Tolstoy published his masterpiece Anna Karenina in 1878 and since that time, it has been adapted for the ballet twice – and it isn’t hard to see why. It's intensely psychological, inherently dramatic but also simple to understand, Anna’s doomed love affair with Count Vronsky has the kind of seething high romanticism perfectly attuned to the dancer’s body. Choreographer Yuri Possokhov luxuriates in the lyricism that is only suggested in Tolstoy’s hyper-realist style, but he also connects directly with the work’s savage inevitability.
Possokhov opens, like Tolstoy, at a train station where Anna (Robyn Hendricks) and eventual lover Vronsky (danced memorably by Callum Linnane on the night he was elevated to principal artist) witness the death of a railway worker, crushed in an act of foreshadowing by an oncoming train. Already, with David Finn’s saturnine lighting and Finn Ross’s persuasive projections, despondency mingles with the expectation of high drama to create a palpable mood of tragedy in motion.
In the initial ball scene, it is Anna who seems most in control, seductive and authoritative. Hendricks is positively regal here, dominating the mise-en-scène with grace, poise and an impenetrable aloofness. Linnane seems almost boyish in comparison, eager and guileless. Their pas de deux crackles with sexual potential, the almost unbearable desire sitting under the surface. It is also here that we meet the secondary pair of lovers, Levin (Brett Chenowyth, totally assured) and Kitty (Benedicte Bemet, exquisite). He is clearly besotted with her, but she loves Vronsky. The bitter daisy chain of unrequited love ensnares the four of them, setting up the basic narrative dynamic with clarity and emotional weight.
It is only after this scene that we see Anna’s husband Karenin (Adam Bull) and Anna in the domestic sphere. Possokhov does a brilliant job sketching this buttoned-up marriage and the coldness at its heart; Karenin’s stiff torso and rigid movements contrast tellingly with Vronsky’s more supple and sensuous ones, like leitmotifs. Bull is very fine here, able to convey an immovability of character without appearing merely awkward, and his pas de trois later with Anna and Vronsky illuminates his own torment in intriguing ways.
Some set pieces stretch the choreography, most notably the scene at the races when Vronsky shoots his own horse, foreshadowing his eventual cruelty towards Anna.

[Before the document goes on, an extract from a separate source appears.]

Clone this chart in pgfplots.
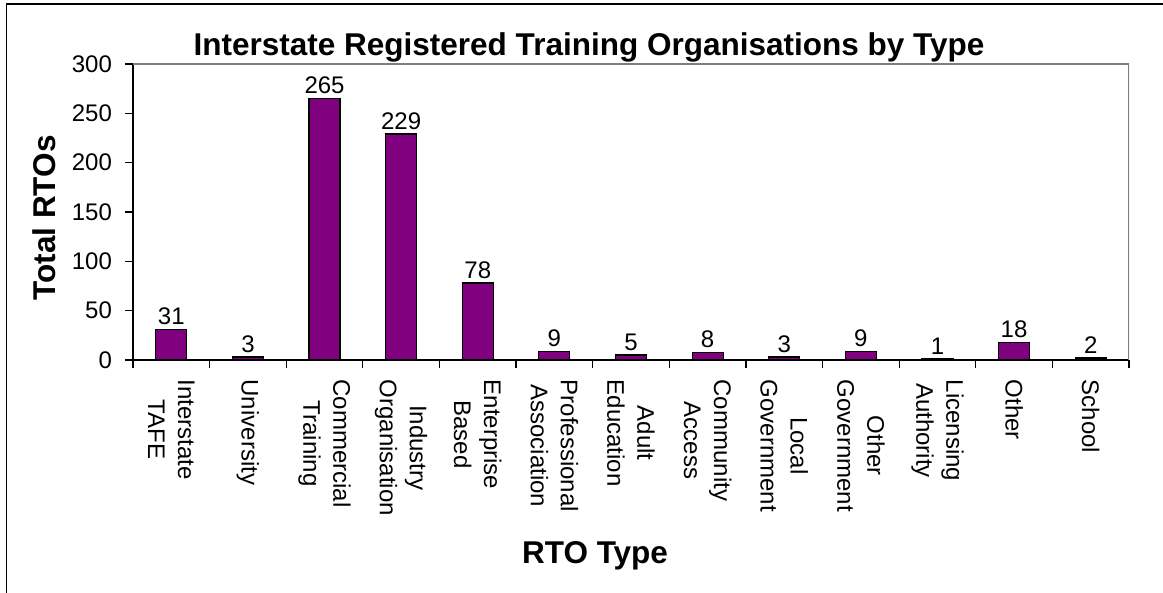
\documentclass[border=0pt]{standalone}
\usepackage{fontspec}
\setmainfont{Liberation Sans}
\usepackage{pgfplots}
\pgfplotsset{compat=1.18}
\definecolor{barpurple}{HTML}{800080}
\definecolor{framegray}{HTML}{808080}
\begin{document}
\begin{tikzpicture}
\useasboundingbox (0,0) rectangle (581.5pt,-296.5pt);
\draw[line width=0.6pt] (3.3pt,-296.5pt) -- (3.3pt,-2pt) -- (581.5pt,-2pt);
\begin{axis}[
 at={(66.5pt,-180pt)}, anchor=south west,
 scale only axis, width=498pt, height=148pt,
 xmin=-0.5, xmax=12.5, ymin=0, ymax=300,
 axis lines*=left,
 axis line style={line width=0.6pt, black},
 ytick={0,50,...,300},
 xtick={-0.5,0.5,...,12.5}, xticklabels={},
 tick align=outside, major tick length=4pt,
 tick style={black, line width=0.6pt},
 /pgf/number format/assume math mode=true,
 ticklabel style={font=\fontsize{12}{14}\selectfont},
 yticklabel style={xshift=-3pt},
 extra x ticks={0,1,...,12},
 extra x tick labels={{Interstate\\TAFE},{University},{Commercial\\Training},{Industry\\Organisation},{Enterprise\\Based},{Professional\\Association},{Adult\\Education},{Community\\Access},{Local\\Government},{Other\\Government},{Licensing\\Authority},{Other},{School}},
 extra x tick style={major tick length=0pt, xticklabel style={yshift=-6.3pt, rotate=-90, anchor=west, align=center, font=\fontsize{12}{15}\selectfont}},
 every axis title shift=0pt,
 title={Interstate Registered Training Organisations by Type},
 title style={at={(rel axis cs:0.4578,1.0304)}, anchor=base, font=\bfseries\fontsize{15.75}{18}\selectfont},
 xlabel={RTO Type},
 xlabel style={at={(rel axis cs:0.4639,-0.6858)}, anchor=base, font=\bfseries\fontsize{15.75}{18}\selectfont},
 ylabel={Total RTOs},
 ylabel style={at={(rel axis cs:-0.0783,0.4797)}, anchor=base, rotate=0, font=\bfseries\fontsize{15.75}{18}\selectfont},
]
\addplot[ybar, bar width=15.5pt, fill=barpurple, draw=black, line width=0.6pt,
  nodes near coords, nodes near coords style={font=\fontsize{12}{14}\selectfont, black, inner sep=2pt}]
 coordinates {(0,31) (1,3) (2,265) (3,229) (4,78) (5,9) (6,5) (7,8) (8,3) (9,9) (10,1) (11,18) (12,2)};
\draw[framegray, line width=0.6pt] (rel axis cs:0,1) -- (rel axis cs:1,1) -- (rel axis cs:1,0);
\end{axis}
\end{tikzpicture}
\end{document}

And of course this is the case with the ending, with Anna throwing herself in front of an oncoming train. Possokhov uses suggestion more than spectacle here, and if it isn’t as visually arresting as past iterations of the story, it is clever and emotionally satisfying.
Best of all, and the dark heart of this production, is the tortured pas de deux in the second act between the central lovers. Linnane has by this point developed into a volatile presence, that vein of viciousness mingling dangerously with his sense of entitlement, and Hendricks beautifully conveys the poignancy and pain of a mind going under. Pulsing with sensuality and loathing, the push and pull of sexual desire and disgust, it is heartbreakingly true choreography, danced with commitment and passion, and threatens to stop the show.
The only curious decision by Possokhov is the ending, not as one might expect at the train station but in the country with Kitty and Levin. It’s true Tolstoy also concludes his story here, but the effect in an 800-odd page novel and a two-hour ballet are markedly different. That intensely romanticised vision of country life that haunted Tolstoy veers into kitsch on stage, all those lovely golden sheets and haymaking undercutting the tragic register. There is perhaps a note of caution in the final moments, as Levin dances alone while a giant projection of Anna’s doomed face fills the space, but overall the ending feels off, as if we’d strayed from the point.
It is, however, a minor miscalculation in what is otherwise a sublime night in the theatre. Tom Pye’s glorious set and costume design – some of the most elegant and sumptuous dresses I’ve ever seen on the stage – combines with Finn’s masterful lighting to create a visually wondrous, flowing series of tableaux, magnificently evocative of late 19th-century Russian life. Ilya Demutsky’s score, deeply informed by Tchaikovsky and Shostakovich and inflected with Slavic folk traditions, is a thing of beauty, played expansively by Orchestra Victoria. Jacqueline Dark’s burnished mezzo-soprano is an enormously effective addition.
Anna Karenina is a co-production with the Joffrey Ballet, and a stunning example of global artistic collaboration. While it was in development long before David Hallberg took over the reins at Australian Ballet, his influence is all over it; you see it not only in the precision of the corps, but in their sensuality, lyricism and attention to detail. But primarily it is a Russian triumph, choreographed and scored by Russians, from one of Russia’s undisputed masterpieces of literature. It might not be enough to drown out the clamour of war, but it is a reminder of what we have to lose.